BRINGING the vibe of Malkmus over the ocean to bear on only his second single, Rob Slater, the Leeds musician who’s set up in business as Carpet, has produced a nugget of lo-fi fuzzpop that’s up there with the best of them in “Terror Tear”. Come rock out with us.
Rob, by day an engineer at Greenmount Studios, has previously contributed to Leeds and Wakefield scene acts such as the DIY Nico aesthetics of Crake, American-inclined alt.rockers The Spills and the dark insouciance of Post War Glamour Girls, only officially unveiled himself as Carpet a couple of weeks ago with the sparse yearn of “Burnt And Cold”.
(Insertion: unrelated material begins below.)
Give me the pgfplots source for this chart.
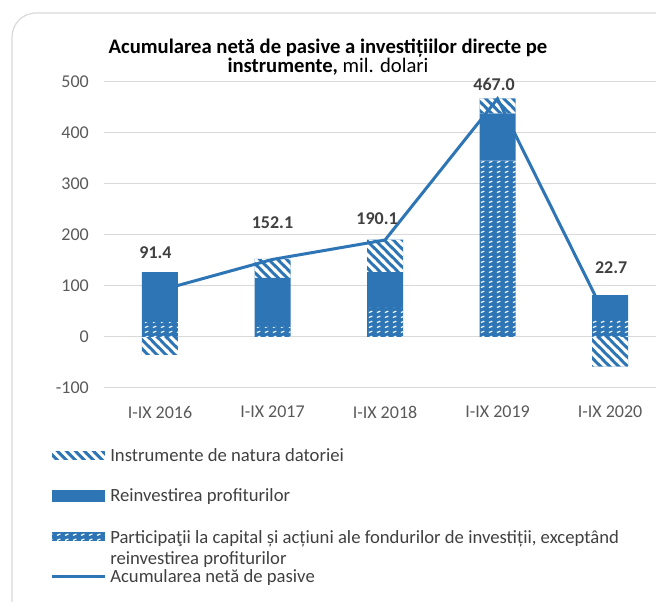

And now he’s reached across to the intelligent, warm blur of Pavement for the readymade summer-evening-getting-ready anthem that “Terror Tear” deserves to be countrywide, happysad fuzz boogie, hooking you with “What I can only follow” and absolutely killin ya with that final couplet: “I promise I’ll find what I buried between us / I’m sorry that you have to dig out the pieces.”
Carpet is a place where Rob can return to the freedom, the mystery and the magic that first attracted him to recording on a four-track as a teenager, bringing the spirit of lo-fi bedroom recording into the studio along with a huge dollop of excitement and sass and tunesmithery. Rob? You we can follow.